Some of the central elements of the agreement have become known to the public over the past weeks but indeed another 24-hour marathon of negotiation to complete putting together the program for the next four years of CDU/CSU and SPD government under the chancellorship of Angela Merkel. The completion of the coalition agreement gives a first indication of how this iteration of the Grand Coalition might be different from its predecessor: As it currently stands, the Social Democrats (SPD) will take control of six ministries, among them critical ones like Labour and Social Affairs, Finance, and Foreign Affairs, The fact that the SPD is slated to take over the Minister of Finance is likely a signal that the future German government will loosen its austere spending policy and invest some of the record surplus in the public coffers on public initiatives and social programs. Another news that surprised the German public in the wake of announcing the agreement is that the current leader of the SPD, Martin Schulz, will step down in March (probably staying in the new government as foreign minister) and be replaced by former Labour and Social Affairs Minister, Andrea Naples. She would be the first woman to lead the Social Democrats in the 155-year history of the party.
The announcement of the successful completion of the coalition negotiations will likely end months of uncertainty in German politics.
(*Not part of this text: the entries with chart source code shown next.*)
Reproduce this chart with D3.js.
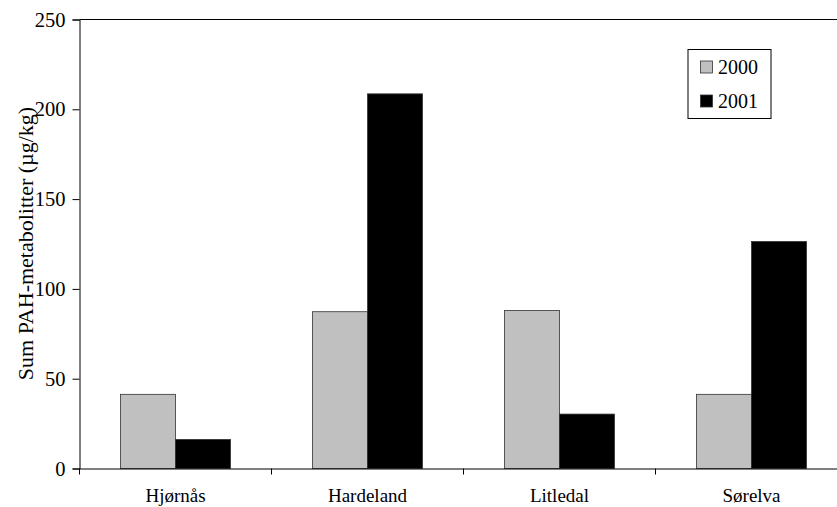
<!DOCTYPE html>
<html>
<head>
<meta charset="utf-8">
<script src="https://cdn.jsdelivr.net/npm/d3@7"></script>
<style>
  html, body { margin: 0; padding: 0; background: #fff; }
  svg { display: block; }
  svg text { font-family: "Liberation Serif", "Times New Roman", "DejaVu Serif", serif; fill: #000; }
</style>
</head>
<body>
<svg id="chart" width="837" height="507"></svg>
<script>
const categories = ["Hjørnås", "Hardeland", "Litledal", "Sørelva"];
const seriesNames = ["2000", "2001"];
const values2000 = [41.3, 87.3, 88, 41.3];
const values2001 = [16.2, 208.6, 30.3, 126.4];
const yTicks = [0, 50, 100, 150, 200, 250];
const yLabel = "Sum PAH-metabolitter (µg/kg)";
const colors = ["#c0c0c0", "#000000"];

(function () {
const svg = d3.select("#chart");
const plotLeft = 79.5, plotTop = 19.5, plotW = 768, plotBottom = 468.5;

const x = d3.scaleBand().domain(categories).range([plotLeft, plotLeft + plotW]).paddingInner(0).paddingOuter(0);
const barW = x.bandwidth() * 110 / 192;
const xs = d3.scaleBand().domain(seriesNames).range([0, barW]);
const y = d3.scaleLinear().domain([0, 250]).range([plotBottom, plotTop]);

const series = [values2000, values2001];

// plot frame (top border; right side lies beyond the image)
svg.append("line").attr("x1", plotLeft).attr("x2", plotLeft + plotW).attr("y1", plotTop).attr("y2", plotTop)
  .attr("stroke", "#000").attr("stroke-width", 1);

// bars
seriesNames.forEach((s, si) => {
  svg.append("g").selectAll("rect").data(categories).join("rect")
    .attr("x", d => x(d) + (x.bandwidth() - barW) / 2 + xs(s))
    .attr("y", (d, i) => y(series[si][i]))
    .attr("width", xs.bandwidth())
    .attr("height", (d, i) => plotBottom - y(series[si][i]))
    .attr("fill", colors[si])
    .attr("stroke", "#333")
    .attr("stroke-width", 0.8);
});

// y axis
const yAxis = d3.axisLeft(y).tickValues(yTicks).tickSize(7).tickPadding(7).tickFormat(d3.format("d"));
const gy = svg.append("g").attr("transform", `translate(${plotLeft},0)`).call(yAxis);
gy.attr("font-family", null);
gy.select(".domain").attr("stroke", "#000");
gy.selectAll(".tick line").attr("stroke", "#000");
gy.selectAll(".tick text").style("font-size", "20.5px");

// x axis
const xAxis = d3.axisBottom(x).tickSize(0).tickPadding(20);
const gx = svg.append("g").attr("transform", `translate(0,${plotBottom})`).call(xAxis);
gx.attr("font-family", null);
gx.select(".domain").attr("stroke", "#000");
gx.selectAll(".tick text").style("font-size", "19px");
// category boundary ticks
gx.selectAll(".bnd").data(categories).join("line").attr("class", "bnd")
  .attr("x1", d => x(d)).attr("x2", d => x(d)).attr("y1", 0).attr("y2", 6)
  .attr("stroke", "#000");

// y label
svg.append("text")
  .attr("transform", `translate(33,243.5) rotate(-90)`)
  .attr("text-anchor", "middle")
  .style("font-size", "22px")
  .text(yLabel);

// legend
const lg = svg.append("g");
lg.append("rect").attr("x", 688).attr("y", 49.5).attr("width", 83).attr("height", 69)
  .attr("fill", "#fff").attr("stroke", "#000").attr("stroke-width", 1);
seriesNames.forEach((s, i) => {
  const yy = 61 + i * 34;
  lg.append("rect").attr("x", 700.5).attr("y", yy).attr("width", 12).attr("height", 12)
    .attr("fill", colors[i]).attr("stroke", "#333").attr("stroke-width", 0.8);
  lg.append("text").attr("x", 718).attr("y", yy + 12.5).style("font-size", "20px").text(s);
});
})();
</script>
</body>
</html>
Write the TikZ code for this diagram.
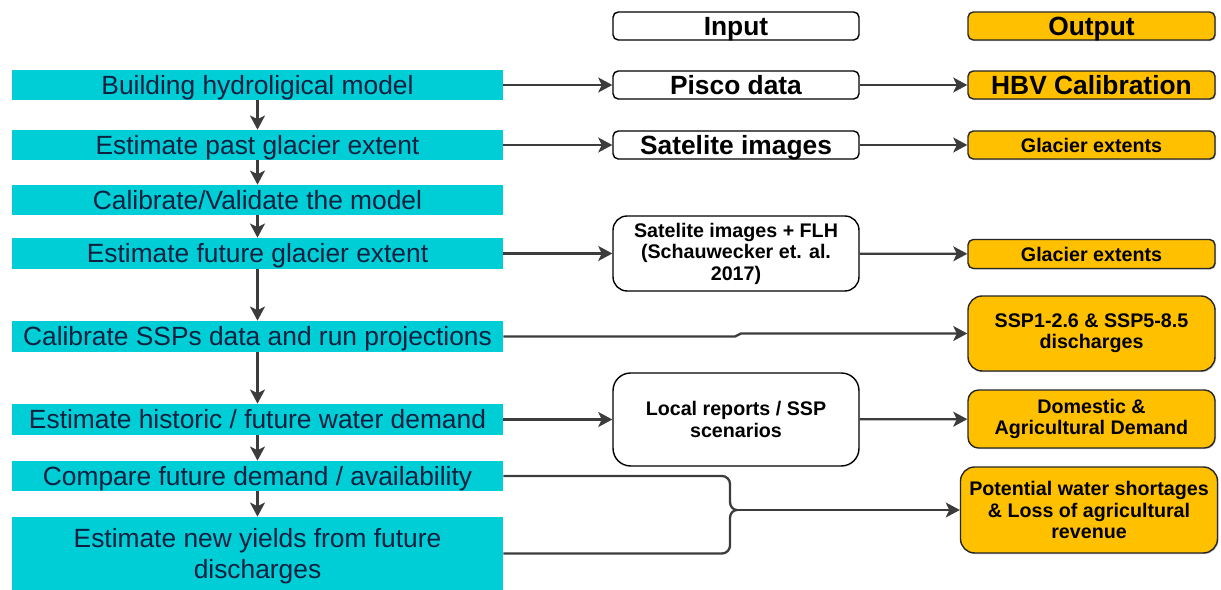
\documentclass[tikz,border=0pt]{standalone}
\usepackage{fontspec}
\setmainfont{Liberation Sans}
\usetikzlibrary{arrows.meta,shadows}
\definecolor{boxcyan}{RGB}{0,206,214}
\definecolor{outgold}{RGB}{255,192,0}
\definecolor{stepnavy}{RGB}{14,32,64}
\definecolor{linegray}{RGB}{60,60,60}

\begin{document}
\begin{tikzpicture}[x=0.02cm, y=0.02cm, >={Stealth[length=8pt,width=8.5pt,inset=2pt]}, line join=round,
	stepbox/.style={fill=boxcyan, text=stepnavy, minimum width=9.82cm, inner sep=0pt, font=\fontsize{15}{17.5}\selectfont, align=center, text height=10.8pt, text depth=0pt},
	inbox/.style={draw=black, fill=white, rounded corners=3pt, line width=0.8pt, minimum width=4.92cm, inner sep=0pt, font=\bfseries\fontsize{11.2}{12.2}\selectfont, align=center, text height=8pt, text depth=0pt},
	outbox/.style={inbox, fill=outgold, draw=black!85, minimum width=4.94cm, drop shadow={shadow xshift=0.6pt, shadow yshift=-0.6pt, fill=black!45}},
	big/.style={font=\bfseries\fontsize{15}{17}\selectfont, text height=10.8pt},
	multi/.style={text height={}, text depth={}},
	link/.style={draw=linegray, line width=1.3pt}]
	\def\xl{257.5} \def\xi{736} \def\xo{1091.5} % column centres
	\useasboundingbox (0,0) rectangle (1221,-590);
	
	% steps
	\node[stepbox, minimum height=0.6cm] (build) at (\xl,-85) {Building hydroligical model};
	\node[stepbox, minimum height=0.6cm] (past) at (\xl,-145) {Estimate past glacier extent};
	\node[stepbox, minimum height=0.6cm] (calib) at (\xl,-200) {Calibrate/Validate the model};
	\node[stepbox, minimum height=0.62cm] (future) at (\xl,-253.5) {Estimate future glacier extent};
	\node[stepbox, minimum height=0.62cm] (ssps) at (\xl,-336.5) {Calibrate SSPs data and run projections};
	\node[stepbox, minimum height=0.62cm] (demand) at (\xl,-419.5) {Estimate historic / future water demand};
	\node[stepbox, minimum height=0.6cm] (compare) at (\xl,-476) {Compare future demand / availability};
	\node[stepbox, text height=28.3pt, minimum height=1.46cm] (yields) at (\xl,-553.5) {Estimate new yields from future\\discharges};
	
	% input
	\node[inbox, big, minimum height=0.56cm] (input) at (\xi,-26) {Input};
	\node[inbox, big, minimum height=0.56cm] (pisco) at (\xi,-85) {Pisco data};
	\node[inbox, big, minimum height=0.56cm] (sat) at (\xi,-145) {Satelite images};
	\node[inbox, multi, minimum height=1.5cm, rounded corners=8pt] (flh) at (\xi,-253.5) {Satelite images + FLH\\(Schauwecker et. al.\\2017)};
	\node[inbox, multi, minimum height=1.86cm, rounded corners=10pt] (local) at (\xi,-419.5) {Local reports / SSP\\scenarios};
	
	% output
	\node[outbox, big, minimum height=0.56cm] (output) at (\xo,-26) {Output};
	\node[outbox, big, minimum height=0.56cm] (hbv) at (\xo,-85) {HBV Calibration};
	\node[outbox, minimum height=0.56cm] (glac) at (\xo,-145) {Glacier extents};
	\node[outbox, minimum height=0.58cm] (glacf) at (\xo,-254) {Glacier extents};
	\node[outbox, multi, minimum height=1.5cm, rounded corners=8pt] (sspout) at (\xo,-333.5) {SSP1-2.6 \& SSP5-8.5\\discharges};
	\node[outbox, multi, minimum height=1.16cm, rounded corners=6pt] (dom) at (\xo,-419) {Domestic \&\\Agricultural Demand};
	\node[outbox, multi, minimum height=1.72cm, minimum width=5.14cm, rounded corners=8pt] (short) at (1089,-510) {Potential water shortages\\\& Loss of agricultural\\revenue};
	
	\foreach \a/\b in {build/past, past/calib, calib/future, future/ssps, ssps/demand, demand/compare, compare/yields} \draw[link,->] (\a) -- (\b);
	\foreach \a/\b in {build/pisco, pisco/hbv, past/sat, sat/glac, future/flh, flh/glacf, demand/local, local/dom} \draw[link,->] (\a) -- (\b);
	\draw[link,->] (ssps.east) -- (735,-336.5) -- (741,-333.5) -- (sspout.west);
	
	% brace
	\coordinate (tip) at (737,-510);
	\draw[link] (compare.east) -- (722,-476) to[out=0,in=90] (730,-484) -- (730,-502) to[out=-90,in=180] (tip) to[out=180,in=90] (730,-518) -- (730,-545.5) to[out=-90,in=0] (722,-553.5) -- (yields.east);
	\draw[link,->] (tip) -- (short);
\end{tikzpicture}
\end{document}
There has been growing impatience domestically regarding the failure to form a government after last September's elections. Similarly there is a great sigh of relief palpable in Europe where French President Macron is waiting for his German partners in order to push his ambitious agenda for the European Union.
Yet, there still is one decisive hurdle for the Grand Coalition before it can embark on a renewed four-year term. The 460,000 members of the SPD still have to agree to the coalition agreement (the results of this consultation are expected to be on March 1st). There is a massive opposition within the SPD to join the Christian Democrats under Chancellor Merkel again. At a recent party congress, only 56% of the delegates agreed to the coalition negotiations. The main concern is that another four years in the Grand Coalition would be politically disastrous for the SPD. Already in 2017 the Social Democrats only received a bit more than 20% of the popular vote, the worst showing of this party since 1949. Given the great reservation in particular of the leftist wing of the SPD, the new iteration of the Grand Coalition is not a done deal yet.